Ronne: Yeah. This desire for two books and then over the past year that desire for those books has grown or narrowed or strengthened or channeled. It’s not necessarily that I just desire to write about people but I desire to write a story that will change stories. I have a real passion. It’s narrows over the course of a year -- don’t ask me why women keep being involved because I would never have put women at the top of my list of people that I would write about or anything -- I’ve got a list of six women that lead beautifully. They’re holy women. And not just holy women but wholly women. They are not wallowing as victims and they’re not hyper-militant. They are women and they have substance and gumption and it’s not like they’re trying to prove a thing and out of the ones I’ve met so far that have just grabbed my heart only two have formal degrees. I watch what they’re doing in their communities and the changes they’re making and the changes they’re committed to making. Their vision is huge. I stood yesterday at a meet-up. Before when Jon had his meet-up, “I said I’m going to ask myself questions.” Yesterday, he said, “Okay, Ronne, you’re the last, tell us your dream.” And I said, “I want this time next year to say there is a book in production so you can meet Mary and you can help me fund a university in the West Indies and you meet Alice and you can feed some kids in a slum in Nairobi. That’s what I want. I want you to meet some amazing women and I want you to help me help them change the world. And if I could do that -- I mean I’ll die happy anyway -- but if I could do that then you could put some shiny shoes on me and play some Cole Porter and I’ll forget who I am and I’ll be just fine.
Melissa: Well, you have a lot longer time. You don’t get to put shiny shoes on you after that. Hold off on the shiny shoes. I mean you can wear shiny shoes if you want.
Ronne: But if I could have the honor of doing that, that would be a great honor. And that terrifies me to and so when I was in Jamaica and Miss Mary tapped me on the shoulder and said, “Where’s your book?” and I’m like, “Oh, what book?” and she said, “Where’s the book?” and I said, “Oh-ho...when hell freezes over,” just kind of joking around and she leaned, “Love, what are you waiting for? What are you waiting for?” And I said, “Well, you know if I write a book you’ll be a chapter in it, Miss Mary.” And she said, “I know and our story needs to be told. We need you to tell our story.” And there’s not a day that goes by that I don’t think about that.”

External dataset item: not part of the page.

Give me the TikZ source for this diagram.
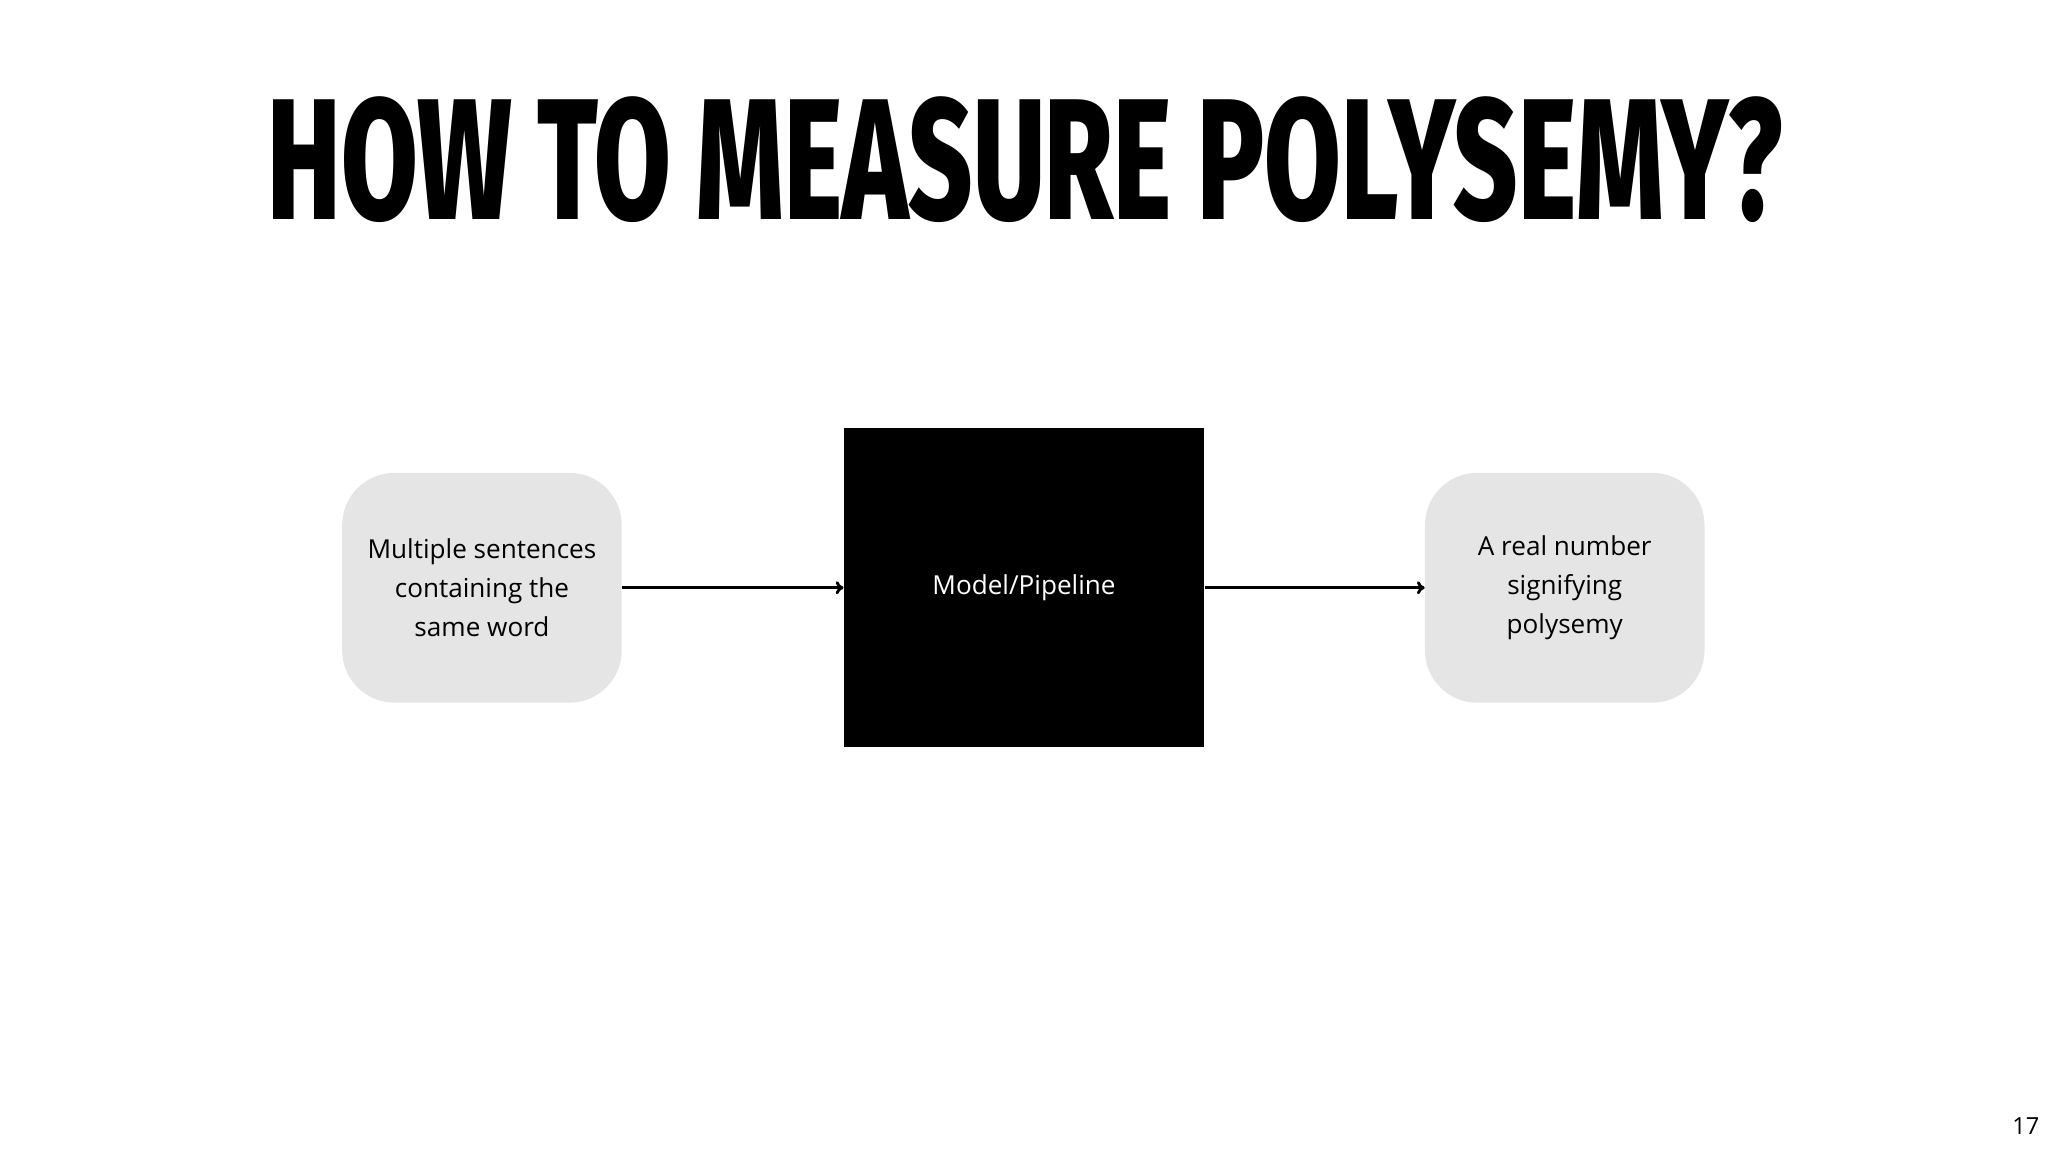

Melissa: Good. Good. That’s good.
Ronne: So am I living my dream? Absolutely because I’ve gotten to meet Mary and Alice and Elizabeth and Elena and Lourdes and Teresa. I’ve gotten to meet Flo. I’ve gotten to meet some pretty amazing people.
Melissa: And a dream is ever evolving. It’s not something that stands still.
Ronne: Because one dream leads to another. You wake up with the dream. But those dreams don’t ever go away. So that would be an honor to get to do that.
Melissa: It will happen. There’s not a doubt in mind. I have no doubt.